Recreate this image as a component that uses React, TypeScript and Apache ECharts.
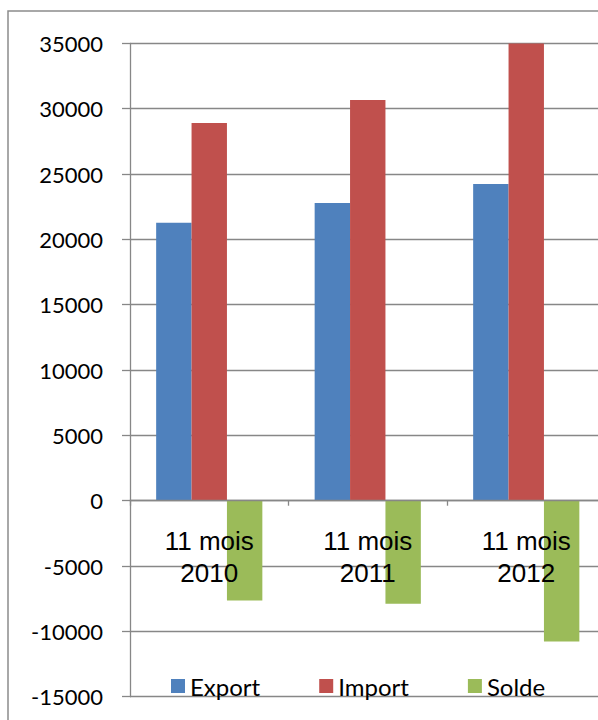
import React, { useEffect, useRef } from "react";
import * as echarts from "echarts";

const categories = ["11 mois\n2010", "11 mois\n2011", "11 mois\n2012"];
const exportValues = [21270, 22780, 24230];
const importValues = [28900, 30670, 35000];
const soldeValues = [-7630, -7890, -10770];
const yMin = -15000;
const yMax = 35000;
const yStep = 5000;

export default function App() {
  const ref = useRef<HTMLDivElement>(null);
  useEffect(() => {
    if (!ref.current) return;
    const chart = echarts.init(ref.current, null, { renderer: "svg" });
    const gray = "#878787";
    const calibriLike = "Lato, 'Open Sans', sans-serif";
    const gridHeight = 653.3;
    // distance of the value 0 above the bottom of the plot, from the value scale
    const zeroOffset = (gridHeight * (0 - yMin)) / (yMax - yMin);
    chart.setOption({
      animation: false,
      backgroundColor: "#ffffff",
      graphic: [
        {
          type: "rect",
          silent: true,
          z: -1,
          shape: { x: 8, y: 11, width: 640, height: 760 },
          style: { fill: "none", stroke: "#8c8c8c", lineWidth: 1.5 },
        },
      ],
      grid: {
        left: 130,
        top: 43.4,
        width: 475.5,
        height: gridHeight,
        containLabel: false,
        outerBoundsMode: "none",
      },
      legend: {
        data: ["Export", "Import", "Solde"],
        left: 171,
        top: 674,
        padding: 0,
        icon: "rect",
        itemWidth: 14,
        itemHeight: 14,
        itemGap: 59,
        textStyle: { fontFamily: calibriLike, fontSize: 24, color: "#000" },
      },
      xAxis: {
        type: "category",
        data: categories,
        z: 10,
        position: "bottom",
        offset: -zeroOffset,
        axisLine: { onZero: false, lineStyle: { color: gray, width: 1.3 } },
        axisTick: { show: true, length: 5, lineStyle: { color: gray, width: 1.3 } },
        axisLabel: {
          interval: 0,
          margin: 24,
          fontFamily: "'Liberation Sans', Arial, sans-serif",
          fontSize: 26,
          lineHeight: 32,
          color: "#000",
        },
        splitLine: { show: false },
      },
      yAxis: {
        type: "value",
        min: yMin,
        max: yMax,
        interval: yStep,
        axisLine: { show: true, lineStyle: { color: gray, width: 1.3 } },
        axisTick: { show: true, length: 8, lineStyle: { color: gray, width: 1.3 } },
        axisLabel: {
          margin: 27,
          fontFamily: calibriLike,
          fontSize: 22,
          color: "#000",
          formatter: (v: number) => String(v),
        },
        splitLine: { show: true, lineStyle: { color: gray, width: 1.3 } },
      },
      series: [
        {
          name: "Export",
          type: "bar",
          data: exportValues,
          barGap: "0%",
          barCategoryGap: "33%",
          itemStyle: { color: "#4F81BD" },
        },
        {
          name: "Import",
          type: "bar",
          data: importValues,
          barGap: "0%",
          barCategoryGap: "33%",
          itemStyle: { color: "#C0504D" },
        },
        {
          name: "Solde",
          type: "bar",
          data: soldeValues,
          barGap: "0%",
          barCategoryGap: "33%",
          itemStyle: { color: "#9BBB59" },
        },
      ],
    });
    return () => chart.dispose();
  }, []);
  return (
    <div
      ref={ref}
      style={{ position: "fixed", left: 0, top: 0, width: 598, height: 720 }}
    />
  );
}
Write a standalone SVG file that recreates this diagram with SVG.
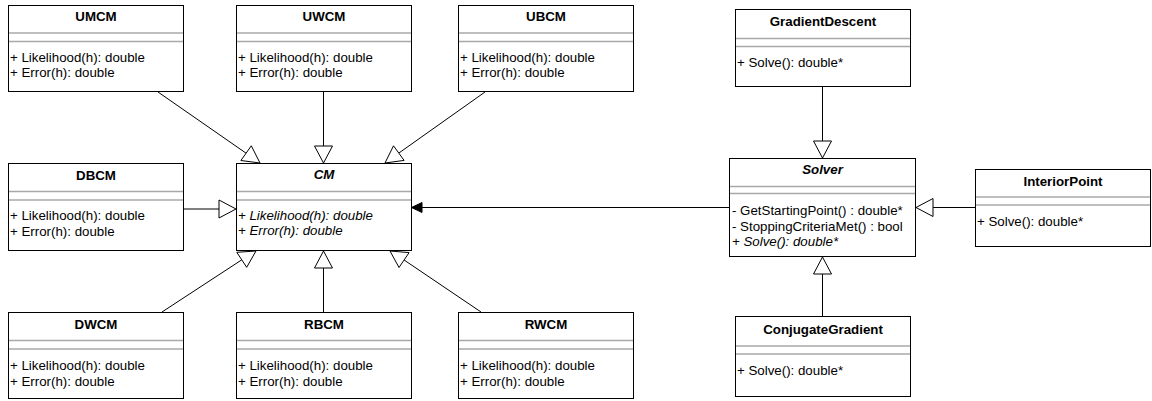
<svg xmlns="http://www.w3.org/2000/svg" width="1152" height="401" viewBox="0 0 1152 401">
<style>
.box{fill:#fff;stroke:#000;stroke-width:1}
.sep{stroke:#a8a8a8;stroke-width:1.6}
.t{font-family:"Liberation Sans",Arial,Helvetica,sans-serif;font-size:13.3px;fill:#000}
.title{font-weight:bold;text-anchor:middle}
.it{font-style:italic}
.edge{stroke:#000;stroke-width:1;fill:none}
.tri{fill:#fff;stroke:#000;stroke-width:1}
</style>
<rect width="1152" height="401" fill="#fff"/>
<g id="connectors">
  <!-- UMCM -> CM -->
  <line class="edge" x1="158" y1="92" x2="246.1" y2="153.2"/>
  <polygon class="tri" points="260,163 240.9,160.5 251.3,145.8"/>
  <!-- UWCM -> CM -->
  <line class="edge" x1="323.5" y1="92" x2="323.5" y2="146"/>
  <polygon class="tri" points="323.5,163 314.5,146 332.5,146"/>
  <!-- UBCM -> CM -->
  <line class="edge" x1="485" y1="92" x2="398.8" y2="153.1"/>
  <polygon class="tri" points="385,163 404.1,160.4 393.5,145.8"/>
  <!-- DBCM -> CM -->
  <line class="edge" x1="183" y1="209" x2="219" y2="209"/>
  <polygon class="tri" points="236,209 219,200 219,218"/>
  <!-- DWCM -> CM -->
  <line class="edge" x1="162" y1="312" x2="241.8" y2="259.8"/>
  <polygon class="tri" points="256,251 246.7,267.3 236.8,252.3"/>
  <!-- RBCM -> CM -->
  <line class="edge" x1="323.5" y1="312" x2="323.5" y2="268"/>
  <polygon class="tri" points="323.5,251 314.5,268 332.5,268"/>
  <!-- RWCM -> CM -->
  <line class="edge" x1="481" y1="312" x2="404.1" y2="260"/>
  <polygon class="tri" points="390,251 409.1,252.6 399,267.5"/>
  <!-- Solver -> CM -->
  <line class="edge" x1="729" y1="207.5" x2="420" y2="207.5"/>
  <polygon points="411.5,207.5 422,202.5 422,212.5" fill="#000" stroke="#000" stroke-width="1"/>
  <!-- GradientDescent -> Solver -->
  <line class="edge" x1="822.5" y1="87" x2="822.5" y2="141"/>
  <polygon class="tri" points="822.5,158 813.5,141 831.5,141"/>
  <!-- ConjugateGradient -> Solver -->
  <line class="edge" x1="822.5" y1="316" x2="822.5" y2="274"/>
  <polygon class="tri" points="822.5,257 813.5,274 831.5,274"/>
  <!-- InteriorPoint -> Solver -->
  <line class="edge" x1="975" y1="207.5" x2="933" y2="207.5"/>
  <polygon class="tri" points="916,207.5 933,198.5 933,216.5"/>
</g>

<g id="UMCM">
  <rect class="box" x="8.5" y="5.5" width="175" height="86"/>
  <line class="sep" x1="9" y1="33" x2="183" y2="33"/>
  <line class="sep" x1="9" y1="41.5" x2="183" y2="41.5"/>
  <text class="t title" x="96" y="21">UMCM</text>
  <text class="t" x="10" y="61.5">+ Likelihood(h): double</text>
  <text class="t" x="10" y="77">+ Error(h): double</text>
</g>
<g id="UWCM">
  <rect class="box" x="236.5" y="5.5" width="175" height="86"/>
  <line class="sep" x1="237" y1="33" x2="411" y2="33"/>
  <line class="sep" x1="237" y1="41.5" x2="411" y2="41.5"/>
  <text class="t title" x="324" y="21">UWCM</text>
  <text class="t" x="238" y="61.5">+ Likelihood(h): double</text>
  <text class="t" x="238" y="77">+ Error(h): double</text>
</g>
<g id="UBCM">
  <rect class="box" x="458.5" y="5.5" width="175" height="86"/>
  <line class="sep" x1="459" y1="33" x2="633" y2="33"/>
  <line class="sep" x1="459" y1="41.5" x2="633" y2="41.5"/>
  <text class="t title" x="546" y="21">UBCM</text>
  <text class="t" x="460" y="61.5">+ Likelihood(h): double</text>
  <text class="t" x="460" y="77">+ Error(h): double</text>
</g>
<g id="DBCM">
  <rect class="box" x="8.5" y="163.5" width="175" height="87"/>
  <line class="sep" x1="9" y1="191.5" x2="183" y2="191.5"/>
  <line class="sep" x1="9" y1="200" x2="183" y2="200"/>
  <text class="t title" x="96" y="179.5">DBCM</text>
  <text class="t" x="10" y="219.5">+ Likelihood(h): double</text>
  <text class="t" x="10" y="235.5">+ Error(h): double</text>
</g>
<g id="CM">
  <rect class="box" x="236.5" y="163.5" width="175" height="87"/>
  <line class="sep" x1="237" y1="191.5" x2="411" y2="191.5"/>
  <line class="sep" x1="237" y1="200" x2="411" y2="200"/>
  <text class="t title it" x="324" y="179">CM</text>
  <text class="t it" x="238" y="219.5">+ Likelihood(h): double</text>
  <text class="t it" x="238" y="235">+ Error(h): double</text>
</g>
<g id="DWCM">
  <rect class="box" x="8.5" y="312.5" width="175" height="86"/>
  <line class="sep" x1="9" y1="340.5" x2="183" y2="340.5"/>
  <line class="sep" x1="9" y1="349" x2="183" y2="349"/>
  <text class="t title" x="96" y="328.5">DWCM</text>
  <text class="t" x="10" y="369.5">+ Likelihood(h): double</text>
  <text class="t" x="10" y="385.5">+ Error(h): double</text>
</g>
<g id="RBCM">
  <rect class="box" x="236.5" y="312.5" width="175" height="86"/>
  <line class="sep" x1="237" y1="340.5" x2="411" y2="340.5"/>
  <line class="sep" x1="237" y1="349" x2="411" y2="349"/>
  <text class="t title" x="324" y="328.5">RBCM</text>
  <text class="t" x="238" y="369.5">+ Likelihood(h): double</text>
  <text class="t" x="238" y="385.5">+ Error(h): double</text>
</g>
<g id="RWCM">
  <rect class="box" x="458.5" y="312.5" width="175" height="86"/>
  <line class="sep" x1="459" y1="340.5" x2="633" y2="340.5"/>
  <line class="sep" x1="459" y1="349" x2="633" y2="349"/>
  <text class="t title" x="546" y="328.5">RWCM</text>
  <text class="t" x="460" y="369.5">+ Likelihood(h): double</text>
  <text class="t" x="460" y="385.5">+ Error(h): double</text>
</g>
<g id="GradientDescent">
  <rect class="box" x="735.5" y="9.5" width="175" height="77"/>
  <line class="sep" x1="736" y1="38.5" x2="910" y2="38.5"/>
  <line class="sep" x1="736" y1="46.5" x2="910" y2="46.5"/>
  <text class="t title" x="823" y="26">GradientDescent</text>
  <text class="t" x="737" y="67">+ Solve(): double*</text>
</g>
<g id="Solver">
  <rect class="box" x="729.5" y="158.5" width="186" height="98"/>
  <line class="sep" x1="730" y1="186.5" x2="915" y2="186.5"/>
  <line class="sep" x1="730" y1="193.5" x2="915" y2="193.5"/>
  <text class="t title it" x="822.5" y="174">Solver</text>
  <text class="t" x="732" y="214.5">- GetStartingPoint() : double*</text>
  <text class="t" x="732" y="230.5">- StoppingCriteriaMet() : bool</text>
  <text class="t it" x="732" y="246">+ Solve(): double*</text>
</g>
<g id="InteriorPoint">
  <rect class="box" x="975.5" y="169.5" width="175" height="77"/>
  <line class="sep" x1="976" y1="197" x2="1150" y2="197"/>
  <line class="sep" x1="976" y1="205" x2="1150" y2="205"/>
  <text class="t title" x="1063" y="185.5">InteriorPoint</text>
  <text class="t" x="977" y="225.5">+ Solve(): double*</text>
</g>
<g id="ConjugateGradient">
  <rect class="box" x="735.5" y="316.5" width="175" height="80"/>
  <line class="sep" x1="736" y1="346" x2="910" y2="346"/>
  <line class="sep" x1="736" y1="354" x2="910" y2="354"/>
  <text class="t title" x="823" y="333.5">ConjugateGradient</text>
  <text class="t" x="737" y="374.5">+ Solve(): double*</text>
</g>
</svg>
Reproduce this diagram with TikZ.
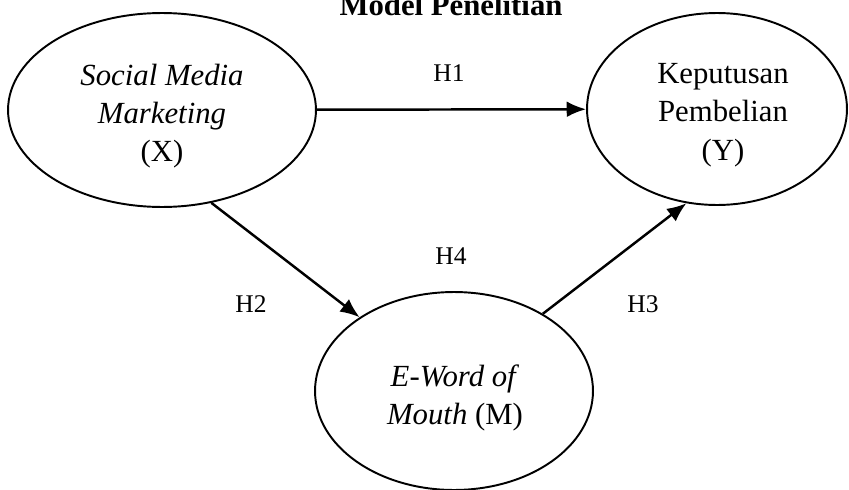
\documentclass[tikz,border=0pt]{standalone}
\usepackage{fontspec}
\setmainfont{Liberation Serif}
\usetikzlibrary{shapes.geometric,arrows.meta,positioning}

\begin{document}
\begin{tikzpicture}[x=0.02cm, y=-0.02cm,
    var/.style={draw, ellipse, line width=1.1pt, inner sep=0pt},
    vartext/.style={align=center, font=\fontsize{17.5}{21.8}\selectfont},
    hyp/.style={font=\fontsize{14.5}{17}\selectfont},
    effect/.style={-{Latex[length=11pt,width=9pt]}, line width=1.4pt}]
            \useasboundingbox (0,0) rectangle (849,490);

            % Title
            \node[anchor=base, font=\fontsize{17.5}{20}\selectfont\bfseries] (title) at (451,15) {Model Penelitian};

            % Variables
            \node[var, minimum width=6.16cm, minimum height=3.88cm] (X) at (162,110) {};
            \node[vartext] (Xtext) at (162,116) {\textit{Social Media}\\\textit{Marketing}\\(X)};

            \node[var, minimum width=5.2cm, minimum height=3.84cm] (Y) at (717,109) {};
            \node[vartext] (Ytext) at (723,115) {Keputusan\\Pembelian\\(Y)};

            \node[var, minimum width=5.56cm, minimum height=3.96cm] (M) at (454,391) {};
            \node[vartext] (Mtext) at (455,398) {\textit{E-Word of}\\\textit{Mouth} (M)};

            % Hypotheses
            \draw[effect] (X) -- (Y);
            \draw[effect] (X.-62) -- (M.142);
            \draw[effect] (M.41) -- (Y.252);

            \node[hyp] (H1) at (449,73) {H1};
            \node[hyp] (H2) at (251,304) {H2};
            \node[hyp] (H3) at (643,304) {H3};
            \node[hyp] (H4) at (451,256) {H4};
        \end{tikzpicture}
\end{document}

----

## PROBLEM STATEMENT
From the entries above, copy every line containing the word "with".

## SOLVED PROBLEM
Write a standalone SVG file that recreates this diagram with SVG.
Reproduce this diagram with TikZ.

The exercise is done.